Les forces ne sont pas les mêmes. Si on juge sur les critères habituels de dynamique économique, le morceau toulousain a l'avantage. Mais le contraste est moins saisissant si on considère ce qui sera demain le référent économique d'un espace géographique. Montpellier et l'espace languedocien sont un territoire de potentiel. Je reprendrais la formule de Jean Viard sur le tourisme et la culture, qui sont « des stimulants, de puissants aphrodisiaques pour donner le désir de la ville ». Dans l'organisation des territoires de demain, il faudra tenir compte de ce désir d'être en des lieux précis. C'est aussi ce qui renouvelle l'attirance des campagnes, on l'a vu de manière très nette avec la crise du covid : le désir de campagne a été un stimulant à l'implantation localisée. Mais le désir de campagne et le désir de ville sont complémentaires, car la proximité des services urbains est un élément moteur. Ça ne me convient pas de faire x kilomètres pour trouver un musée, un théâtre ou un équipement sportif. Or, en Languedoc-Roussillon, où l'urbanisation est linéaire, il y a toujours une proximité urbaine. Il y a 8 agglomérations de plus de 100 000 habitants, contre 3 seulement en Midi-Pyrénées. Le modèle d’hyper concentration à Toulouse doit évoluer. Il faut sortir du schéma tentaculaire, distribuer sur les villes et ainsi renverser la stratégie étatique centralisatrice.

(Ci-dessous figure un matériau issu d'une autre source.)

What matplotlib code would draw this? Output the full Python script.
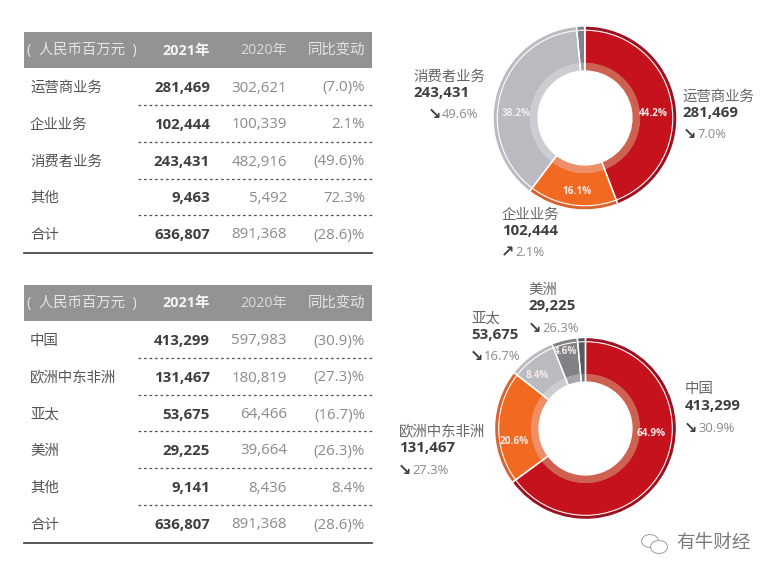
import matplotlib
matplotlib.use('Agg')
import matplotlib.pyplot as plt
from matplotlib.patches import Rectangle, Ellipse

plt.rcParams['font.family'] = ['Open Sans', 'Noto Sans CJK SC', 'DejaVu Sans']

W, H = 777, 575

# tables
header = ['(  人民币百万元  )', '2021年', '2020年', '同比变动']

biz_names = ['运营商业务', '企业业务', '消费者业务', '其他', '合计']
biz_2021 = ['281,469', '102,444', '243,431', '9,463', '636,807']
biz_2020 = ['302,621', '100,339', '482,916', '5,492', '891,368']
biz_change = ['(7.0)%', '2.1%', '(49.6)%', '72.3%', '(28.6)%']

geo_names = ['中国', '欧洲中东非洲', '亚太', '美洲', '其他', '合计']
geo_2021 = ['413,299', '131,467', '53,675', '29,225', '9,141', '636,807']
geo_2020 = ['597,983', '180,819', '64,466', '39,664', '8,436', '891,368']
geo_change = ['(30.9)%', '(27.3)%', '(16.7)%', '(26.3)%', '8.4%', '(28.6)%']

# donuts
biz_values = [281469, 102444, 243431, 9463]
biz_pct = ['44.2%', '16.1%', '38.2%', '']
geo_values = [413299, 131467, 53675, 29225, 9141]
geo_pct = ['64.9%', '20.6%', '8.4%', '4.6%', '']

RED = ('#c5121c', '#9c1020', '#cf6150')
ORANGE = ('#f26a21', '#d9622f', '#ee8f68')
LGRAY = ('#b9bbc0', '#b9bbc0', '#cbcdd0')
MGRAY = ('#808286', '#808286', '#a5a7ab')
DGRAY = ('#55585c', '#55585c', '#77797d')

TXT = '#3f3f3f'
SOFT = '#8a8a8a'

fig = plt.figure(figsize=(W / 100, H / 100), dpi=100, facecolor='white')
ax = fig.add_axes([0, 0, 1, 1])
ax.set_xlim(0, W)
ax.set_ylim(H, 0)
ax.axis('off')
ax.set_zorder(5)  # text goes over the donut axes


def draw_table(top, row_ys, dots, bottom, names, v21, v20, change):
    ax.add_patch(Rectangle((24, top), 348, 36, color='#939393', lw=0))
    ymid = top + 18.5
    ax.text(27, ymid, header[0], color='#e6e6e6', fontsize=10.4, ha='left', va='center')
    ax.text(210, ymid, header[1], color='#f5f5f5', fontsize=10.4, weight='bold', ha='right', va='center')
    ax.text(287, ymid, header[2], color='#dcdcdc', fontsize=10.2, ha='right', va='center')
    ax.text(365, ymid, header[3], color='#e6e6e6', fontsize=10.4, ha='right', va='center')
    for i, y in enumerate(row_ys):
        ax.text(30, y + 1, names[i], color='#555555', fontsize=10.4, ha='left', va='center')
        ax.text(210, y + 1, v21[i], color=TXT, fontsize=10.8, weight='bold', ha='right', va='center')
        ax.text(287, y + 1, v20[i], color=SOFT, fontsize=10.8, ha='right', va='center')
        ax.text(365, y + 1, change[i], color=SOFT, fontsize=10.8, ha='right', va='center')
    for y in dots:
        ax.plot([138, 372], [y, y], color='#555555', lw=0.9, ls=(0, (2.2, 2.2)))
    ax.plot([24, 372], [bottom, bottom], color='#4a4a4a', lw=1.3)


draw_table(32, [87, 124, 161, 197, 234], [105, 142, 179, 215], 253,
           biz_names, biz_2021, biz_2020, biz_change)
draw_table(285, [340, 377, 414, 450, 487, 524], [358, 395, 431, 468, 505], 543,
           geo_names, geo_2021, geo_2020, geo_change)


def draw_donut(cx, cy, R, values, colors):
    # axes sized in pixels so radius 1 == R px
    box = fig.add_axes([(cx - R) / W, 1 - (cy + R) / H, 2 * R / W, 2 * R / H])
    wp = dict(linewidth=0)
    # outer band, body, inner band
    box.pie(values, radius=1.0, startangle=90, counterclock=False, frame=True,
            colors=[c[1] for c in colors], wedgeprops=dict(width=0.06, **wp))
    box.pie(values, radius=0.955, startangle=90, counterclock=False, frame=True,
            colors=[c[0] for c in colors], wedgeprops=dict(width=0.36, **wp))
    box.pie(values, radius=0.60, startangle=90, counterclock=False, frame=True,
            colors=[c[2] for c in colors], wedgeprops=dict(width=0.09, **wp))
    # white seams between slices and white ring
    box.pie(values, radius=1.0, startangle=90, counterclock=False, frame=True,
            colors=['none'] * len(values),
            wedgeprops=dict(width=0.49, linewidth=1.0, edgecolor='white', facecolor='none'))
    box.pie([1], radius=0.96, frame=True, colors=['none'],
            wedgeprops=dict(width=0.012, linewidth=0, facecolor='white'))
    box.set_xlim(-1, 1)
    box.set_ylim(-1, 1)
    box.axis('off')
    return box


box1 = draw_donut(585, 118, 92, biz_values, [RED, ORANGE, LGRAY, MGRAY])
box2 = draw_donut(585.5, 428.5, 91, geo_values, [RED, ORANGE, LGRAY, MGRAY, DGRAY])

# percentages inside the rings
for x, y, s, in zip([653, 577, 516], [113, 191, 113], biz_pct[:3]):
    ax.text(x, y, s, color='#f6e9e9', fontsize=7.2, weight='bold', ha='center', va='center')
for x, y, s in zip([651, 514, 537, 566], [433, 441, 375, 352], geo_pct[:4]):
    ax.text(x, y, s, color='#f6e9e9', fontsize=7.2, weight='bold', ha='center', va='center')


def callout(x, y, name, value, arrow, pct, dx):
    ax.text(x, y, name, color='#666666', fontsize=10.4, ha='left', va='center')
    ax.text(x, y + 16, value, color=TXT, fontsize=10.8, weight='bold', ha='left', va='center')
    ax.text(x + dx, y + 38, arrow, color=TXT, fontsize=11.5, weight='bold', family='DejaVu Sans',
            ha='left', va='center')
    ax.text(x + dx + 14, y + 38, pct, color=SOFT, fontsize=9.4, ha='left', va='center')


callout(413, 77, '消费者业务', '243,431', '↘', '49.6%', 15)
callout(682, 97, '运营商业务', '281,469', '↘', '7.0%', 1)
callout(502, 215, '企业业务', '102,444', '↗', '2.1%', -1)
callout(528, 290, '美洲', '29,225', '↘', '26.3%', 0)
callout(471, 319, '亚太', '53,675', '↘', '16.7%', -1)
callout(685, 390, '中国', '413,299', '↘', '30.9%', -1)
callout(399, 432, '欧洲中东非洲', '131,467', '↘', '27.3%', -1)

# watermark
ax.text(676, 543, '有牛财经', color='#7a7a7a', fontsize=13.4, ha='left', va='center')
ax.add_patch(Ellipse((650, 541), 17, 13, fill=False, ec='#a8a8a8', lw=0.8))
ax.add_patch(Ellipse((659, 547), 17, 13, fc='white', ec='#a8a8a8', lw=0.8))

fig.savefig('out.png', dpi=100, facecolor='white')
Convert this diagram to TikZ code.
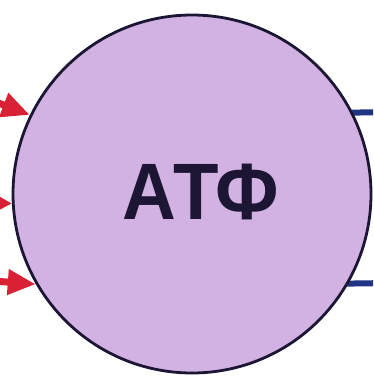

Pour faire de cette région une vraie entité, ne manque-t-il pas des infrastructures de transport ?
Ce n'est pas pour rien que dès le début du mandat la question du ferroviaire a été lancée. Mais l’État a décidé de relier Toulouse à Bordeaux par la LGV. La liaison Montpellier-Toulouse justifierait un investissement lourd, mais qui peut le faire ? Car en passant par Sète, Agde, Béziers, Narbonne, Carcassonne, Castelnaudary, c'est un axe majeur : avec des réseaux secondaires qui retombent sur cet espace, ce sont les ¾ de la population régionale ! On sait maintenant qu'il n'y aura rien avant 2030, mais c'est une revendication à porter.